** Start **

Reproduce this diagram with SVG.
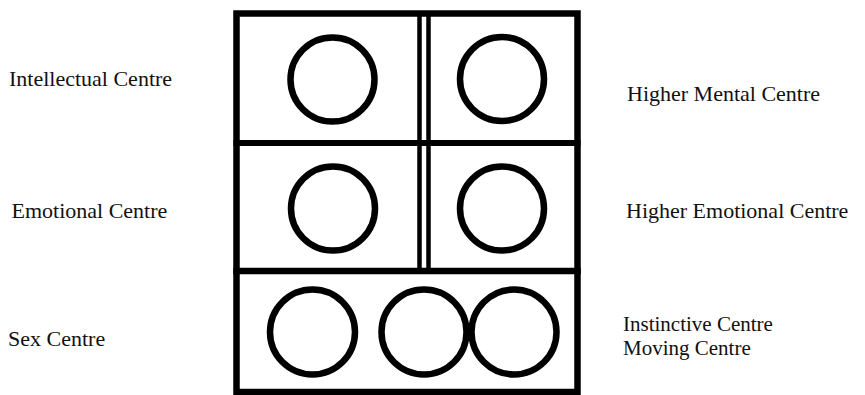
<svg xmlns="http://www.w3.org/2000/svg" width="865" height="395" viewBox="0 0 865 395">
<style>
.ln{fill:none;stroke:#000;stroke-linecap:square}
.c{fill:none;stroke:#000;stroke-width:6.5}
.t{font-family:"Liberation Serif","Times New Roman",serif;font-size:22px;fill:#111}
.s{font-size:21px}
</style>
<rect width="865" height="395" fill="#fff"/>
<g id="frame">
<rect class="ln" x="236.5" y="13.5" width="341" height="378.5" stroke-width="6.5"/>
<line class="ln" x1="236.5" y1="143" x2="577.5" y2="143" stroke-width="6"/>
<line class="ln" x1="236.5" y1="271" x2="577.5" y2="271" stroke-width="6.5"/>
<line class="ln" x1="419.5" y1="13.5" x2="419.5" y2="271" stroke-width="4.5"/>
<line class="ln" x1="428.5" y1="13.5" x2="428.5" y2="271" stroke-width="4.5"/>
</g>
<g id="intellectual"><circle class="c" cx="332.5" cy="79.5" r="42"/><text class="t" x="9" y="86">Intellectual Centre</text></g>
<g id="higher-mental"><circle class="c" cx="502" cy="79" r="42"/><text class="t" x="627" y="101">Higher Mental Centre</text></g>
<g id="emotional"><circle class="c" cx="333" cy="208.5" r="42"/><text class="t" x="11.5" y="218">Emotional Centre</text></g>
<g id="higher-emotional"><circle class="c" cx="502" cy="208.5" r="42"/><text class="t" x="626" y="218">Higher Emotional Centre</text></g>
<g id="sex"><circle class="c" cx="312.5" cy="332" r="42.5"/><text class="t" x="8" y="346">Sex Centre</text></g>
<g id="instinctive"><circle class="c" cx="424" cy="332" r="42.5"/><text class="t s" x="623" y="331">Instinctive Centre</text></g>
<g id="moving"><circle class="c" cx="514" cy="332" r="42.5"/><text class="t s" x="623" y="355">Moving Centre</text></g>
<g id="connectors"></g>
</svg>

** End **

- [Short problem]: Every line of text is to be repeated exactly; pictures are left out.

- [Exercise output]:
Reproduce this diagram with SVG.
<svg xmlns="http://www.w3.org/2000/svg" width="865" height="395" viewBox="0 0 865 395">
<style>
.ln{fill:none;stroke:#000;stroke-linecap:square}
.c{fill:none;stroke:#000;stroke-width:6.5}
.t{font-family:"Liberation Serif","Times New Roman",serif;font-size:22px;fill:#111}
.s{font-size:21px}
</style>
<rect width="865" height="395" fill="#fff"/>
<g id="frame">
<rect class="ln" x="236.5" y="13.5" width="341" height="378.5" stroke-width="6.5"/>
<line class="ln" x1="236.5" y1="143" x2="577.5" y2="143" stroke-width="6"/>
<line class="ln" x1="236.5" y1="271" x2="577.5" y2="271" stroke-width="6.5"/>
<line class="ln" x1="419.5" y1="13.5" x2="419.5" y2="271" stroke-width="4.5"/>
<line class="ln" x1="428.5" y1="13.5" x2="428.5" y2="271" stroke-width="4.5"/>
</g>
<g id="intellectual"><circle class="c" cx="332.5" cy="79.5" r="42"/><text class="t" x="9" y="86">Intellectual Centre</text></g>
<g id="higher-mental"><circle class="c" cx="502" cy="79" r="42"/><text class="t" x="627" y="101">Higher Mental Centre</text></g>
<g id="emotional"><circle class="c" cx="333" cy="208.5" r="42"/><text class="t" x="11.5" y="218">Emotional Centre</text></g>
<g id="higher-emotional"><circle class="c" cx="502" cy="208.5" r="42"/><text class="t" x="626" y="218">Higher Emotional Centre</text></g>
<g id="sex"><circle class="c" cx="312.5" cy="332" r="42.5"/><text class="t" x="8" y="346">Sex Centre</text></g>
<g id="instinctive"><circle class="c" cx="424" cy="332" r="42.5"/><text class="t s" x="623" y="331">Instinctive Centre</text></g>
<g id="moving"><circle class="c" cx="514" cy="332" r="42.5"/><text class="t s" x="623" y="355">Moving Centre</text></g>
<g id="connectors"></g>
</svg>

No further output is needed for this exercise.